Once the array of thread URLs are constructed, it is looped through and passed into the download_thread function. This function uses wget to mirror the site locally and downloads all files locally that exist int he specified cdns.

def download_thread(thread_url,scrape_path):
    board = thread_url.split('/')[-3] # biz
    thread = thread_url.split('/')[-1] # 1234
    local_thread_path = scrape_path+'4chan/'+board+'/'+thread
    html_path = local_thread_path+'/boards.4chan.org/'+board+'/thread/'+thread+'.html'
    cdns = 'i.4cdn.org,is2.4chan.org,i.4pcdn.org,s.4cdn.org'
    args = ['wget', 
      '-P', thread_path, # Specifies the directory where downloaded files are to be saved.
      '-r', # Enables recursive downloading.
      '-np', # Disables getting files from any parent directory.
      '-k', # Convert the links in the document to make them suitable for local viewing
      '--adjust-extension', # Causes the suffix ‘.html’ to be appended to the local filename
      '-e', 'robots=off', # Specify whether the norobots convention is respected by Wget
      '--wait', '2', '--random-wait', '--continue', # Randomly wait between requests
      '--domains', cdns, # Specifies the domains to download from
      '-H', # Enable spanning across hosts when doing recursive retrieving
      '--user-agent', "Mozilla/5.0 (Windows NT 10.0; Win64; x64) AppleWebKit/537.36 (KHTML, like Gecko) Chrome/128.0.0.0 Safari/537.36", # User agent identification sent to the HTTP Server
      thread_url # Thread url to download
    ]
    job = subprocess.Popen(args, stdout=subprocess.PIPE)
    out, err = job.communicate()
    return local_thread_path,html_path

Optional: Save the files separately with their real names.

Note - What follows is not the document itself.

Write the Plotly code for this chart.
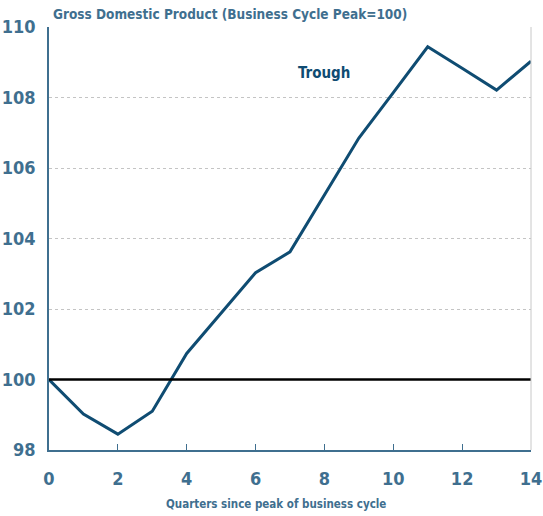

This function takes in a the local raw html of the thread and creates a lookup table between the cdn file name (string of numbers) to the actual file name.

def get_real_images(soup,dirpath):
    link_dict = dict()
    files_path = dirpath+'/files/'
    for link in soup.find_all('div', {'class': 'fileText'}):
        # local file
        relative_file_url = link.find('a')['href']
        file_url = '/'.join(relative_file_url.split('/')[3:])
        file_path = dirpath+'/'+file_url
        # new file
        try: file_name = link.find('a')['title']
        except: file_name = link.find('a').getText()
        link_dict[file_path] = files_path+file_name
    print(link_dict)
    base = "/home/arch/repos/scraping/chan/"
    for key, value in link_dict.items():
            pathlib.Path(files_path).mkdir(parents=True, exist_ok=True)
            if not os.path.isfile(value):
                try:
                    copyfile(key, value)
                except: 
                    print('failed to copy \n'+base+key+' to \n'+value)
    return files_path

After these steps complete for each thread scraped, the outputted thread folder looks like this:

tree scrape_output/4chan/biz/5601498
├── boards.4chan.org
│   └── biz
│       └── thread
│           └── 5601498.html
├── files
│   ├── file1_real_name.gif
│   ├── file2_real_name.webm
│   ├── truncated
├── i.4cdn.org
│   └── wsg
│       ├── file1_thumb.jpg
│       └── file2_thumb.jpg
├── is2.4chan.org
│   └── wsg
│       ├── file1_4chan_name.gif
│       └── file2_4chan_name.webm
├── links.txt
├── s.4cdn.org
│   ├── css
│   │   └── truncated
│   ├── image
│   │   └── truncated
│   └── js
│       └── truncated
└── timestamp.txt

Clicking on the boards.4chan.org/biz/thread/5601498.html will open the locally saved thread in the browser, with all files being accessed locally.